While there are many tools for Windows PCs that can natively run open-source AI models such as DeepSeek or Llama 3, in our testing, we found that LM Studio is one such free tool, and in our opinion, one of the best, available for PC, Mac, and Linux. Although you can run smaller models with fewer parameters on any device, it is best to run these models with a fairly powerful CPU, GPU, and a PC that has at least 16 GB of RAM.
With LM Studio, you can run cutting-edge language models like Llama 3.2, Mistral, Phi, Gemma, DeepSeek, and Qwen 2.5 locally on your PC for free. Do note that we recommend running smaller models with fewer than 10 billion parameters, commonly known as distilled models.

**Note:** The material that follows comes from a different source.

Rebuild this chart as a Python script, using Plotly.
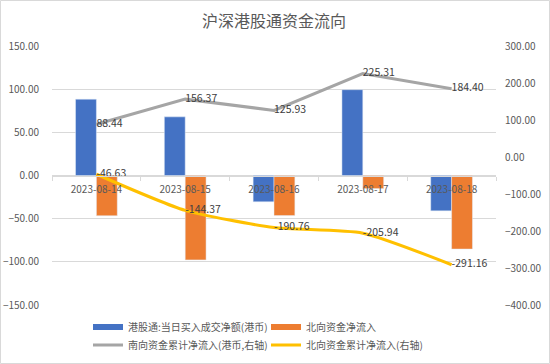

These models are compressed using a process called distillation––to condense all their knowledge into a smaller package––and are faster and more efficient versions of their larger counterparts. These models are optimised to ensure they deliver better results.
Depending on the AI model you choose, you might need around 10 GB of data and storage space on your PC, as the resources to run an LLM need to be downloaded to your computer. Once everything is downloaded, you can access the AI models even when you are offline.
Download and install LM Studio from lmstudio.ai.
Once installed, the tool prompts you to download and install the distilled (7 billion parameters) DeepSeek R1 model.
You can also download and use any of the other open-source AI models directly from LM Studio.
When you use an AI model locally on your PC via LM Studio for the very first time, you might have to load the model manually. Depending on the size of the model, it could take from a couple of seconds to a few minutes to fully load.
Depending on the computing capabilities of your PC, the response from an AI model running locally could take longer. On top of that, keep an eye on the system resource usage at the bottom right corner. If the model is consuming too much RAM and CPU, it’s best to switch to an online model.
Additionally, you can run an AI model in three modes: User, which offers minimal customisation support; Power User, which offers some customisation features; and Developer Mode, which enables additional customisation capabilities. If you have a laptop with an NVIDIA GPU, you could get better performance from the AI model.
The best way to check is by turning off the Wi-Fi and disconnecting the Ethernet on your PC. If the model continues to respond to your queries even when you are offline, it is an indicator that it is running locally on your PC.
I ran the DeepSeek-R1-Distill-Qwen-7B-GGUF on a thin-and-light notebook with an Intel Core Ultra 7 256V chip and 16 GB of RAM. In my usage, I noticed that the model was fairly fast to respond to some queries, while it took as long as around 30 seconds for other responses. During active usage, the RAM usage was around 5 GB, and the CPU usage was around 35 per cent.
While this does not affect the actual quality of the response, depending on the query, you might have to wait longer for the AI model to generate the response.
For anyone concerned about data privacy, running a model locally is definitely a great solution, especially for those who don’t want to miss out on the latest innovations.